Jit Bahadur Khatri Chhetri

Personal information
- Nationality: Nepalese
- Born: 1947 (age 78–79)

Sport
- Sport: Long-distance running
- Event: Marathon

Medal record
Men's athletics
Representing Nepal
Asian Championships
| Bronze medal – third place | 1973 Marikina | Marathon |
| Bronze medal – third place | 1975 Seoul | Marathon |

= Jit Bahadur Khatri Chhetri =

Nepalese long-distance runner

Jit Bahadur Khatri Chhetri (born 1947), also known as Jit Bahadur KC, is a Nepalese long-distance runner. He competed in the marathon at the 1972 Summer Olympics, where he did not finish. He is considered the first Nepali athlete to win an international medal in any sport.

Chhetri was the second-ever flag bearer for Nepal at the 1972 Summer Olympics Parade of Nations.

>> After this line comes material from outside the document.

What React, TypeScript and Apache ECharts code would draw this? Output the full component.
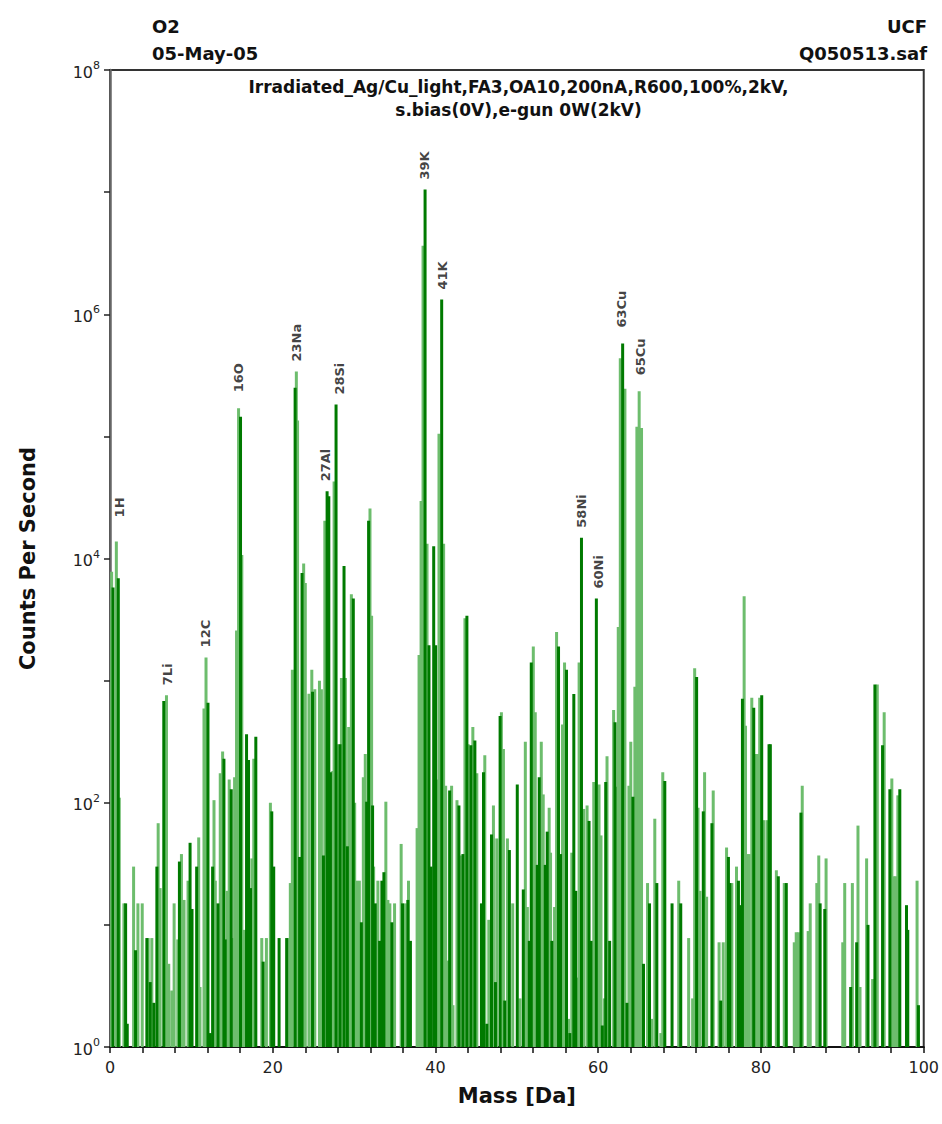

He won bronze medals in the marathon at the 1973 Asian Athletics Championships and 1975 Asian Athletics Championships. Both events also served as the inaugural and 2nd Asian Marathon Championships.

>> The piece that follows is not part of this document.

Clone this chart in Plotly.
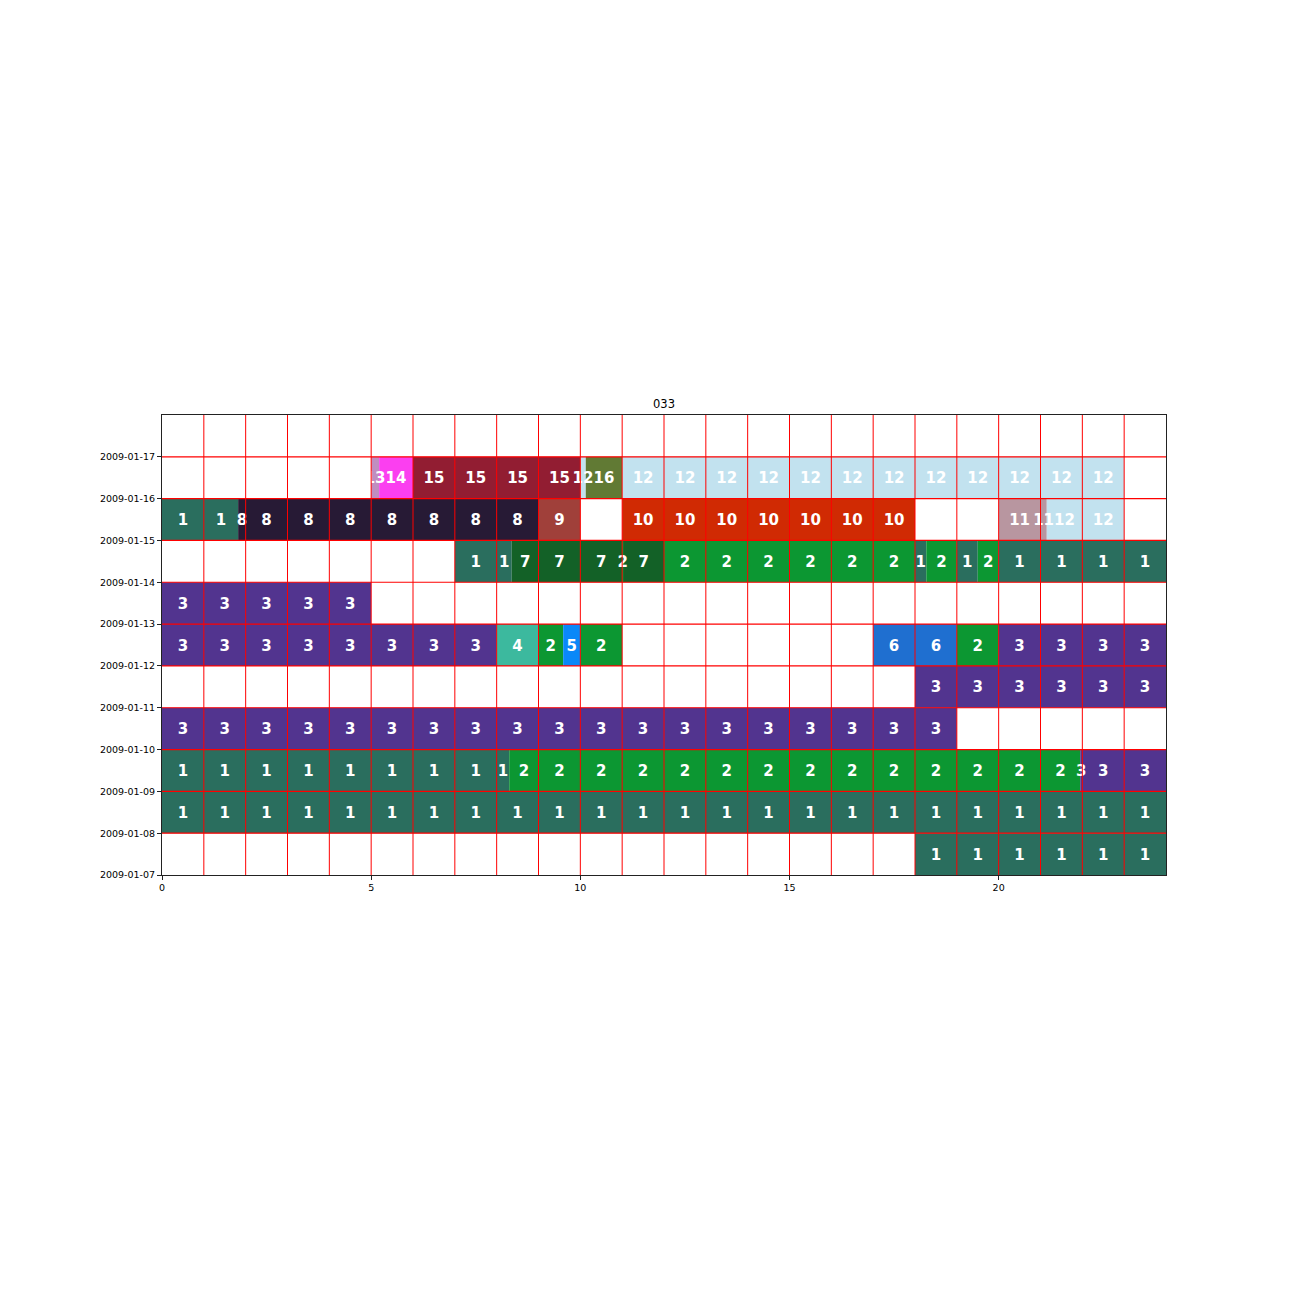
import plotly.graph_objects as go

# ---- data ----
day_labels = ["2009-01-07", "2009-01-08", "2009-01-09", "2009-01-10", "2009-01-11",
              "2009-01-12", "2009-01-13", "2009-01-14", "2009-01-15", "2009-01-16",
              "2009-01-17"]

# runs of activity: row index (day), start hour, end hour, cluster id
run_row = [0,
           1,
           2, 2, 2,
           3,
           4,
           5, 5, 5, 5, 5, 5, 5, 5,
           6,
           7, 7, 7, 7, 7, 7, 7, 7, 7, 7,
           8, 8, 8, 8, 8, 8,
           9, 9, 9, 9, 9, 9]
run_start = [18,
             0,
             0, 8.3, 21.95,
             0,
             18,
             0, 8, 9, 9.59, 10, 17, 19, 20,
             0,
             7, 8.36, 11.0, 11.03, 12, 18, 18.27, 19, 19.5, 20,
             0, 1.82, 9, 11, 20, 21.15,
             5, 5.19, 6, 10, 10.13, 11]
run_end = [24,
           24,
           8.3, 21.95, 24,
           19,
           24,
           8, 9, 9.59, 10, 11, 19, 20, 24,
           5,
           8.36, 11.0, 11.03, 12, 18, 18.27, 19, 19.5, 20, 24,
           1.82, 9, 10, 18, 21.15, 23,
           5.19, 6, 10, 10.13, 11, 23]
run_id = [1,
          1,
          1, 2, 3,
          3,
          3,
          3, 4, 2, 5, 2, 6, 2, 3,
          3,
          1, 7, 2, 7, 2, 1, 2, 1, 2, 1,
          1, 8, 9, 10, 11, 12,
          13, 14, 15, 12, 16, 12]

cluster_colors = {
    1: "#2a6e5e", 2: "#0c9732", 3: "#52348f", 4: "#3cb99e",
    5: "#0a88f8", 6: "#1f6fd0", 7: "#136127", 8: "#271a35",
    9: "#a0403a", 10: "#d02a03", 11: "#b896a0", 12: "#c2e2ef",
    13: "#c08ec0", 14: "#fb3ff0", 15: "#921d32", 16: "#617a34",
}

x_ticks = [0, 5, 10, 15, 20]
n_hours = 24
n_days = len(day_labels)

# ---- build ----
fig = go.Figure()

fig.add_trace(go.Bar(
    orientation="h",
    y=[r + 0.5 for r in run_row],
    x=[e - s for s, e in zip(run_start, run_end)],
    base=run_start,
    width=1,
    marker=dict(color=[cluster_colors[c] for c in run_id], line=dict(width=0)),
    hoverinfo="skip",
    showlegend=False,
))

# labels: one per hour piece of each run
tx, ty, tt = [], [], []
for r, s, e, c in zip(run_row, run_start, run_end, run_id):
    h = int(s)
    while h < e:
        a = max(s, h)
        b = min(e, h + 1)
        if b > a:
            tx.append((a + b) / 2)
            ty.append(r + 0.5 - 0.045)
            tt.append(str(c))
        h += 1

fig.add_trace(go.Scatter(
    x=tx, y=ty, text=tt, mode="text",
    textfont=dict(family="DejaVu Sans", size=15, color="white", weight="bold"),
    hoverinfo="skip", showlegend=False, cliponaxis=False,
))

shapes = []
for h in range(1, n_hours):
    shapes.append(dict(type="line", xref="x", yref="y", x0=h, x1=h, y0=0, y1=n_days,
                       line=dict(color="red", width=1), layer="above"))
for d in range(1, n_days):
    shapes.append(dict(type="line", xref="x", yref="y", x0=0, x1=n_hours, y0=d, y1=d,
                       line=dict(color="red", width=1.2), layer="above"))

fig.update_layout(
    width=1296, height=1296,
    margin=dict(l=162, r=130, t=415, b=421),
    paper_bgcolor="white", plot_bgcolor="white",
    barmode="overlay",
    shapes=shapes,
    title=dict(text="033", x=0.5, xref="paper", xanchor="center",
               y=1 - 404 / 1296, yanchor="middle", yref="container",
               font=dict(family="DejaVu Sans", size=11.5, color="black")),
    font=dict(family="DejaVu Sans", size=9.5, color="black"),
)
fig.update_xaxes(range=[0, n_hours], tickvals=x_ticks, ticktext=[str(v) for v in x_ticks],
                 showgrid=False, zeroline=False, showline=True, mirror=True,
                 linecolor="#222", linewidth=1, ticks="outside", ticklen=4,
                 tickcolor="#222", tickfont=dict(size=9.5))
fig.update_yaxes(range=[0, n_days], tickvals=list(range(len(day_labels))), ticktext=day_labels,
                 showgrid=False, zeroline=False, showline=True, mirror=True,
                 linecolor="#222", linewidth=1, ticks="outside", ticklen=4,
                 tickcolor="#222", tickfont=dict(size=9.5))

fig.write_html("out.html")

He started his running career after he was recruited to the Nepalese army in Bhaktapur. One of his borrowed shoes fell off during his 1973 Asian Championships marathon run, so he discarded his other shoe and finished the race barefoot, winning the bronze medal despite suffering cuts and blistering on his feet. Then-King Birendra of Nepal approved a house, money, and farmland gift to Chhetri as recognition of his achievement, but as of 2023 he had not yet received the rewards.